Tuesday, Nov 06, 2012
PAKISTAN - The 27-year-old German had travelled to Waziristan in Pakistan with his wife three years ago.
He wanted to liberate the the area, known as a Taleban stronghold, from the "infidel occupiers".
The couple went to the area, a mountainous region in the north-west of Pakistan bordering Afghanistan, after converting to Islam.
Known only as Thomas U, he also volunteered to fight for the Taleban.
But he soon became disillusioned with the terror group because of the violence and drug-taking, The Telegraph reported.
He is now on trial in the German capital for involvement in a foreign terrorist group.
He has also turned his back on radical Islam and lets his wife "dress anyway she wants".

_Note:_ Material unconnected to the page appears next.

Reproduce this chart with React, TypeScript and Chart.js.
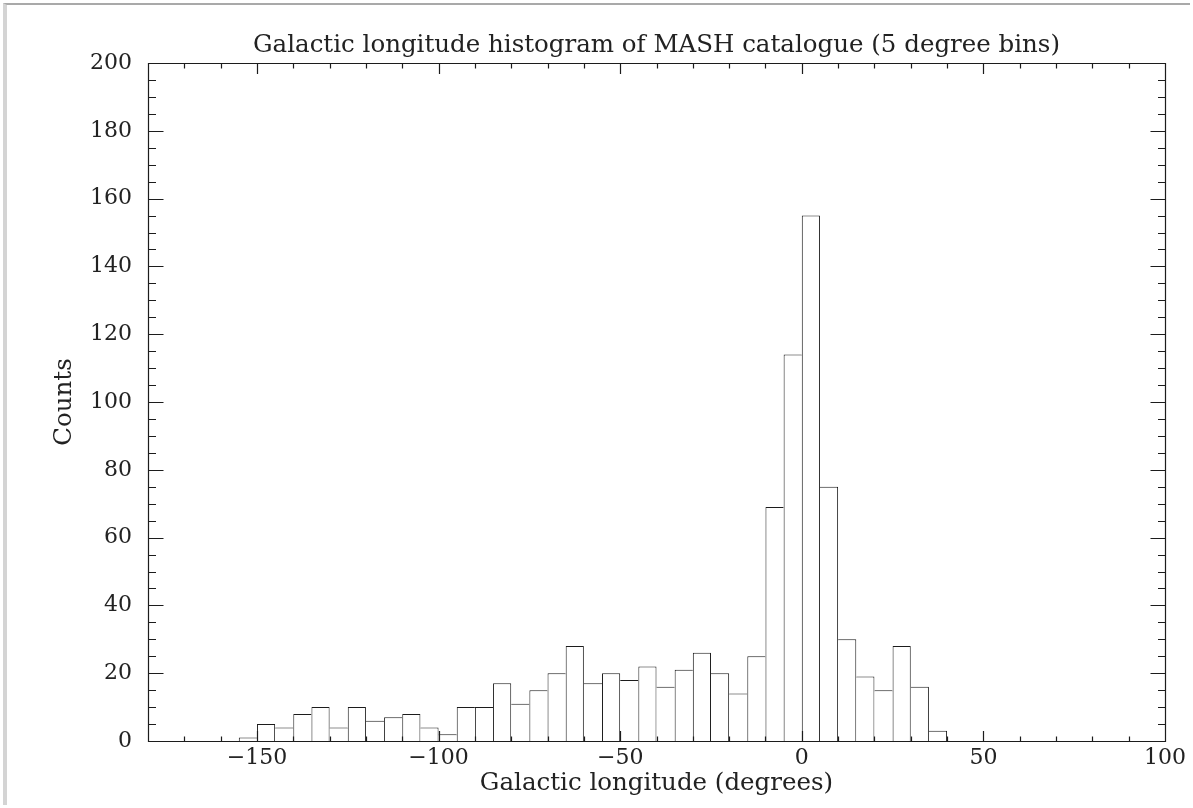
import React, { useEffect, useRef } from "react";
import { Chart, registerables } from "chart.js";

Chart.register(...registerables);

// ---- data (5-degree bins, left edges in degrees) ----
const BIN_LEFT = [
  -155, -150, -145, -140, -135, -130, -125, -120, -115, -110, -105, -100,
  -95, -90, -85, -80, -75, -70, -65, -60, -55, -50, -45, -40, -35, -30,
  -25, -20, -15, -10, -5, 0, 5, 10, 15, 20, 25, 30, 35,
];
const COUNTS = [
  1, 5, 4, 8, 10, 4, 10, 6, 7, 8, 4, 2,
  10, 10, 17, 11, 15, 20, 28, 17, 20, 18, 22, 16, 21, 26,
  20, 14, 25, 69, 114, 155, 75, 30, 19, 15, 28, 16, 3,
];
const BIN_WIDTH = 5;

const X_MIN = -180;
const X_MAX = 100;
const X_MAJOR_STEP = 50;
const X_MINOR_STEP = 10;
const Y_MIN = 0;
const Y_MAX = 200;
const Y_MAJOR_STEP = 20;
const Y_MINOR_STEP = 5;

const TITLE = "Galactic longitude histogram of MASH catalogue (5 degree bins)";
const X_TITLE = "Galactic longitude (degrees)";
const Y_TITLE = "Counts";

const FONT_FAMILY = "'DejaVu Serif', 'Liberation Serif', serif";
const TEXT_COLOR = "#222";
const LINE_COLOR = "#1c1c1c";
const TITLE_SIZE = 24.5;
const TICK_SIZE = 22;

const fmt = (v: number) => (v < 0 ? "\u2212" + Math.abs(v) : String(v));

const framePlugin = {
  id: "pgframe",
  afterDatasetsDraw(chart: any) {
    const { ctx, chartArea: a, scales } = chart;
    const x = scales.x;
    const y = scales.y;
    ctx.save();
    ctx.strokeStyle = LINE_COLOR;
    ctx.lineWidth = 1.2;
    const L = Math.round(a.left) + 0.5;
    const R = Math.round(a.right) + 0.5;
    const T = Math.round(a.top) + 0.5;
    const B = Math.round(a.bottom) + 0.5;
    ctx.beginPath();
    ctx.rect(L, T, R - L, B - T);
    for (let v = Math.ceil(x.min / X_MINOR_STEP) * X_MINOR_STEP; v <= x.max + 1e-9; v += X_MINOR_STEP) {
      const px = Math.round(x.getPixelForValue(v)) + 0.5;
      const len = v % X_MAJOR_STEP === 0 ? 10.5 : 5;
      ctx.moveTo(px, B);
      ctx.lineTo(px, B - len);
      ctx.moveTo(px, T);
      ctx.lineTo(px, T + len);
    }
    for (let v = Math.ceil(y.min / Y_MINOR_STEP) * Y_MINOR_STEP; v <= y.max + 1e-9; v += Y_MINOR_STEP) {
      const py = Math.round(y.getPixelForValue(v)) + 0.5;
      const len = v % Y_MAJOR_STEP === 0 ? 15 : 7.5;
      ctx.moveTo(L, py);
      ctx.lineTo(L + len, py);
      ctx.moveTo(R, py);
      ctx.lineTo(R - len, py);
    }
    ctx.stroke();
    ctx.restore();
  },
};

const titlePlugin = {
  id: "pgtitle",
  afterDraw(chart: any) {
    const { ctx, chartArea: a } = chart;
    ctx.save();
    ctx.font = `${TITLE_SIZE}px ${FONT_FAMILY}`;
    ctx.fillStyle = TEXT_COLOR;
    ctx.textAlign = "center";
    ctx.textBaseline = "alphabetic";
    ctx.fillText(TITLE, (a.left + a.right) / 2, 52);
    ctx.restore();
  },
};

export default function App() {
  const ref = useRef<HTMLCanvasElement | null>(null);

  useEffect(() => {
    if (!ref.current) return;
    const data = BIN_LEFT.map((l, i) => ({ x: l + BIN_WIDTH / 2, y: COUNTS[i] }));
    const chart = new Chart(ref.current, {
      type: "bar",
      data: {
        datasets: [
          {
            data,
            backgroundColor: "#ffffff",
            borderColor: LINE_COLOR,
            borderWidth: (c: any) => {
              const i = c.dataIndex;
              const h = COUNTS;
              const n = h.length;
              if (i === undefined) return 1;
              return {
                top: 1,
                left: i === 0 || h[i] >= h[i - 1] ? 1 : 0,
                right: i === n - 1 || h[i] > h[i + 1] ? 1 : 0,
                bottom: 0,
              };
            },
            borderSkipped: "start",
            barPercentage: 1,
            categoryPercentage: 1,
            inflateAmount: 0,
          } as any,
        ],
      },
      options: {
        animation: false,
        responsive: false,
        devicePixelRatio: 1,
        layout: { padding: { left: 0, right: 28, top: 63, bottom: 0 } },
        plugins: {
          legend: { display: false },
          tooltip: { enabled: false },
          title: { display: false },
        },
        scales: {
          x: {
            type: "linear",
            min: X_MIN,
            max: X_MAX,
            offset: false,
            grid: { display: false, drawTicks: false },
            border: { display: false },
            ticks: {
              stepSize: X_MAJOR_STEP,
              includeBounds: false,
              padding: 4,
              autoSkip: false,
              maxRotation: 0,
              color: TEXT_COLOR,
              font: { family: FONT_FAMILY, size: TICK_SIZE },
              callback: (v: any) => fmt(Number(v)),
            },
            title: {
              display: true,
              text: X_TITLE,
              color: TEXT_COLOR,
              font: { family: FONT_FAMILY, size: TITLE_SIZE },
              padding: { top: 0, bottom: 9.8 },
            },
            afterFit: (s: any) => {
              s.height = 67;
            },
          } as any,
          y: {
            type: "linear",
            min: Y_MIN,
            max: Y_MAX,
            grid: { display: false, drawTicks: false },
            border: { display: false },
            ticks: {
              stepSize: Y_MAJOR_STEP,
              padding: 16,
              color: TEXT_COLOR,
              font: { family: FONT_FAMILY, size: TICK_SIZE },
              callback: (v: any) => fmt(Number(v)),
            },
            title: {
              display: true,
              text: Y_TITLE,
              color: TEXT_COLOR,
              font: { family: FONT_FAMILY, size: TITLE_SIZE },
              padding: { top: 50.3, bottom: 0 },
            },
            afterFit: (s: any) => {
              s.width = 148;
            },
          } as any,
        },
      },
      plugins: [framePlugin, titlePlugin],
    });
    return () => chart.destroy();
  }, []);

  return (
    <div
      style={{
        position: "fixed",
        left: 0,
        top: 0,
        width: 1193,
        height: 808,
        background: "#fff",
        overflow: "hidden",
      }}
    >
      <canvas ref={ref} width={1193} height={808} style={{ display: "block", width: 1193, height: 808 }} />
      <div
        style={{
          position: "absolute",
          left: 3,
          top: 3,
          width: 1187,
          height: 802,
          borderTop: "2px solid #a9a9a9",
          borderLeft: "4px solid #d4d4d4",
          boxSizing: "border-box",
          pointerEvents: "none",
        }}
      />
    </div>
  );
}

"I regret leaving Germany and regret my crimes," he told the court.
He said the violence in the region was just too much for him, especially after seeing the remains of three fellow Germans killed by Pakistani army shelling.
"The sight of their badly mangled bodies moved me," he said.
"I was scared and I wanted to get out.
"Waziristan was not what I was looking for."
He also complained of unhygienic conditions in the war-torn region that left him infected with hepatitis, and which were, in his opinion, "incompatible with the teachings of the Quran". He said in a statement to court that he was appalled by the Taleban's love for drugs and their attitude toward women.
In one case, he said, a Taleban fighter went to the German widow of a dead comrade and told her that she would marry him.
The proposal was made without any consultation with her "as if she was just an object", he said in his statement.
He said that when he met his Taleban recruiters, he and his wife had to hand over about US$6,000 (S$7,300) they had raised in Germany as a donation to a cause which promised to conquer Afghanistan in a year.
In September 2010, the couple fled Pakistan and managed to reach Turkey, where they were arrested.